Paradojas
A vosotros toca el deber de alimentar su esperanza, de compartir sus dificultades, inspirándoos en la caridad de Cristo que consiste en la atención, ternura, compasión, acogida, disponibilidad e interés en los problemas de la gente, por la cual se está dispuesto a empeñar la vida (Benedicto XVI)
¿Quién no ha visto alguna vez la película La vida es bella? Y si no la has visto, te animo a que lo hagas. Es fantástica, entre otras cosas porque, además de entretener, cosa que se agradece, hace pensar, algo que no viene mal de vez en cuando.
Hay en esa película, entre muchas, una escena que me llamó la atención cuando la vi. El protagonista, Güido, está aprendiendo, con su tío, el oficio de camarero. Éste le enseña a su sobrino cómo tiene que hacer la reverencia ante los clientes. Güido entonces empieza a inclinarse más y más, hasta casi tocar el suelo con la cabeza. El tío le explica cómo tiene que hacerlo correctamente y dice: Servir es el arte supremo. Dios es el primer servidor, pero no es siervo de los hombres.

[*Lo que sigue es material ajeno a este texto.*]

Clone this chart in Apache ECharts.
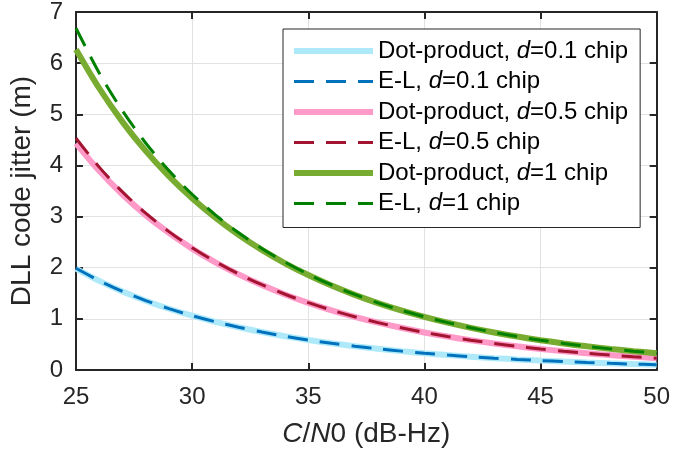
<!DOCTYPE html>
<html>
<head>
<meta charset="utf-8">
<script src="https://cdn.jsdelivr.net/npm/echarts@6/dist/echarts.min.js"></script>
<style>
  html, body { margin: 0; padding: 0; background: #fff; }
  #chart { width: 673px; height: 454px; }
</style>
</head>
<body>
<div id="chart"></div>
<script>
// Carrier-to-noise density ratio (dB-Hz)
const cn0 = [25, 26, 27, 28, 29, 30, 31, 32, 33, 34, 35, 36, 37, 38, 39, 40, 41, 42, 43, 44, 45, 46, 47, 48, 49, 50];

// DLL code jitter (m), one array per discriminator / spacing
const dot01 = [1.982, 1.742, 1.534, 1.355, 1.198, 1.062, 0.942, 0.836, 0.742, 0.660, 0.587, 0.522, 0.465, 0.414, 0.369, 0.328, 0.292, 0.261, 0.232, 0.207, 0.184, 0.164, 0.146, 0.130, 0.116, 0.104];
const el01  = [1.989, 1.747, 1.538, 1.357, 1.200, 1.063, 0.943, 0.836, 0.743, 0.660, 0.587, 0.522, 0.465, 0.414, 0.369, 0.328, 0.292, 0.261, 0.232, 0.207, 0.184, 0.164, 0.146, 0.130, 0.116, 0.104];
const dot05 = [4.433, 3.895, 3.431, 3.029, 2.680, 2.373, 2.106, 1.869, 1.660, 1.476, 1.312, 1.168, 1.040, 0.926, 0.825, 0.734, 0.654, 0.583, 0.519, 0.463, 0.412, 0.367, 0.327, 0.292, 0.260, 0.232];
const el05  = [4.532, 3.967, 3.482, 3.066, 2.706, 2.392, 2.119, 1.878, 1.667, 1.481, 1.316, 1.171, 1.042, 0.927, 0.825, 0.735, 0.654, 0.583, 0.519, 0.463, 0.412, 0.367, 0.327, 0.292, 0.260, 0.232];
const dot1  = [6.269, 5.509, 4.852, 4.284, 3.789, 3.357, 2.978, 2.643, 2.348, 2.087, 1.857, 1.652, 1.470, 1.309, 1.166, 1.039, 0.925, 0.824, 0.734, 0.654, 0.583, 0.520, 0.463, 0.413, 0.368, 0.328];
const el1   = [6.683, 5.808, 5.068, 4.439, 3.900, 3.436, 3.034, 2.683, 2.376, 2.108, 1.871, 1.663, 1.477, 1.314, 1.169, 1.041, 0.927, 0.826, 0.735, 0.655, 0.583, 0.520, 0.463, 0.413, 0.368, 0.328];

// Legend entries: [name, label prefix, label suffix]; the spacing symbol d sits between them
const names = [
  ['Dot-product, d=0.1 chip', 'Dot-product, ', '=0.1 chip'],
  ['E-L, d=0.1 chip',         'E-L, ',         '=0.1 chip'],
  ['Dot-product, d=0.5 chip', 'Dot-product, ', '=0.5 chip'],
  ['E-L, d=0.5 chip',         'E-L, ',         '=0.5 chip'],
  ['Dot-product, d=1 chip',   'Dot-product, ', '=1 chip'],
  ['E-L, d=1 chip',           'E-L, ',         '=1 chip']
];
const seriesValues = [dot01, el01, dot05, el05, dot1, el1];
const colors = ['#aee9fa', '#0072bd', '#ff99c8', '#a2142f', '#77ac30', '#008000'];
const solidWidth = 6;
const dashWidth = 3;
const dashPattern = [20, 12];

const FONT = "'Liberation Sans', Arial, Helvetica, sans-serif";
const INK = '#262626';

const series = seriesValues.map((vals, i) => {
  const dashed = i % 2 === 1;
  return {
    name: names[i][0],
    type: 'line',
    xAxisIndex: 0,
    yAxisIndex: 0,
    showSymbol: false,
    symbol: 'none',
    smooth: 0.3,
    data: cn0.map((x, k) => [x, vals[k]]),
    lineStyle: {
      color: colors[i],
      width: dashed ? dashWidth : solidWidth,
      type: dashed ? dashPattern : 'solid',
      cap: 'butt'
    },
    itemStyle: { color: colors[i] },
    z: 2 + i
  };
});

// Legend rows keep the full line width of each series; the marker dot is hidden
const legendData = names.map((n, i) => ({
  name: n[0],
  lineStyle: { width: i % 2 === 1 ? dashWidth : solidWidth }
}));

const chart = echarts.init(document.getElementById('chart'), null, { renderer: 'canvas' });

const tickText = { color: INK, fontSize: 24, fontFamily: FONT };

chart.setOption({
  animation: false,
  backgroundColor: '#ffffff',
  grid: { left: 76, right: 15, top: 11, bottom: 84, containLabel: false },
  legend: {
    show: true,
    orient: 'vertical',
    left: 283,
    top: 29,
    padding: [10, 12, 12, 8],
    itemGap: 6.5,
    itemWidth: 79,
    itemHeight: 14,
    backgroundColor: '#ffffff',
    borderColor: INK,
    borderWidth: 1,
    selectedMode: false,
    itemStyle: { opacity: 0 },
    data: legendData,
    formatter: function (name) {
      const n = names.find(e => e[0] === name);
      return '{n|' + n[1] + '}{i|d}{n|' + n[2] + '}';
    },
    textStyle: {
      color: '#000',
      fontSize: 24,
      fontFamily: FONT,
      rich: {
        n: { fontSize: 24, fontFamily: FONT, color: '#000' },
        i: { fontSize: 24, fontFamily: FONT, fontStyle: 'italic', color: '#000' }
      }
    }
  },
  xAxis: [
    {
      type: 'value',
      min: 25, max: 50, interval: 5,
      position: 'bottom',
      name: '{i|C}/{i|N}0 (dB-Hz)',
      nameLocation: 'middle',
      nameGap: 50,
      nameTextStyle: {
        color: INK, fontSize: 28, fontFamily: FONT,
        rich: {
          i: { fontSize: 28, fontFamily: FONT, fontStyle: 'italic', color: INK }
        }
      },
      axisLine: { show: true, onZero: false, lineStyle: { color: INK, width: 2 } },
      axisTick: { show: true, inside: true, length: 7, lineStyle: { color: INK, width: 2 } },
      axisLabel: Object.assign({ margin: 15 }, tickText),
      splitLine: { show: true, lineStyle: { color: '#e2e2e2', width: 1 } }
    },
    {
      type: 'value',
      min: 25, max: 50, interval: 5,
      position: 'top',
      axisLine: { show: true, onZero: false, lineStyle: { color: INK, width: 2 } },
      axisTick: { show: true, inside: true, length: 7, lineStyle: { color: INK, width: 2 } },
      axisLabel: { show: false },
      splitLine: { show: false }
    }
  ],
  yAxis: [
    {
      type: 'value',
      min: 0, max: 7, interval: 1,
      position: 'left',
      name: 'DLL code jitter (m)',
      nameLocation: 'middle',
      nameGap: 40,
      nameTextStyle: { color: INK, fontSize: 28, fontFamily: FONT },
      axisLine: { show: true, onZero: false, lineStyle: { color: INK, width: 2 } },
      axisTick: { show: true, inside: true, length: 7, lineStyle: { color: INK, width: 2 } },
      axisLabel: Object.assign({ margin: 13 }, tickText),
      splitLine: { show: true, lineStyle: { color: '#e2e2e2', width: 1 } }
    },
    {
      type: 'value',
      min: 0, max: 7, interval: 1,
      position: 'right',
      axisLine: { show: true, onZero: false, lineStyle: { color: INK, width: 2 } },
      axisTick: { show: true, inside: true, length: 7, lineStyle: { color: INK, width: 2 } },
      axisLabel: { show: false },
      splitLine: { show: false }
    }
  ],
  series: series
});
</script>
</body>
</html>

El cristianismo está lleno de paradojas. Dios, Creador de Cielo y Tierra, se hace servidor de los hombres. Hay que morir para vivir. El que guarda la vida, la pierde; el que la pierda, la gana. Los primeros son los últimos y los últimos los primeros. El que quiera ser el primero que sea el servidor de todos. Hay que hacerse pequeño para llegar a ser grande. Y no te cuento si hablamos de las bienaventuranzas. ¡Es una locura! Sin embargo, ¡a cuántos locos ha arrastrado tras de sí!
El problema es que esto de ser servidor de todos y el último no es optativo. Hay que pasar por ahí si se quiere ser discípulo, porque éste no es más que su maestro. Y Cristo ha dado pruebas de esa entrega hasta la última gota de su sangre.
¡Y hay tantas ocasiones! No hace falta hacer nada especial o extraordinario tipo Felix Baumgartner lanzándose al vacío para superar la velocidad del sonido. No, no se trata de eso. Las ocasiones que se nos presentan en la vida diaria son más sencillas, y quizás por eso más difíciles, porque pasan desapercibidas. Nadie las ve. Es como esa limosna que se da sin que la mano derecha sepa lo que hace la izquierda.
La verdadera entrega es oculta, humilde, sin apariencias. Poner o recoger la mesa. Sonreír aunque estés cansado. Escuchar algo que parece sin importancia. Un detalle de cariño con la persona a la que queremos, porque tantas veces damos por sentado el amor, que nos olvidamos de avivarlo. Y todo esto, ¿por qué? Porque Cristo se ha entregado por mí. Porque soy, al menos de nombre, discípulo suyo, y si quiero serlo de verdad tendré que vivir como Él vivió, o al menos intentarlo.
Mira cómo su abajamiento no ha sido causa de mengua, sino que ha producido innumerables beneficios, millares de acciones buenas ha hecho que su gloria brillara con mayor resplandor. Cuando se trata de Dios, que no necesita nada porque nada le falta, el hecho de humillarse ha reportado un provecho: ha aumentado el número de sus servidores y ha extendido su reino[1].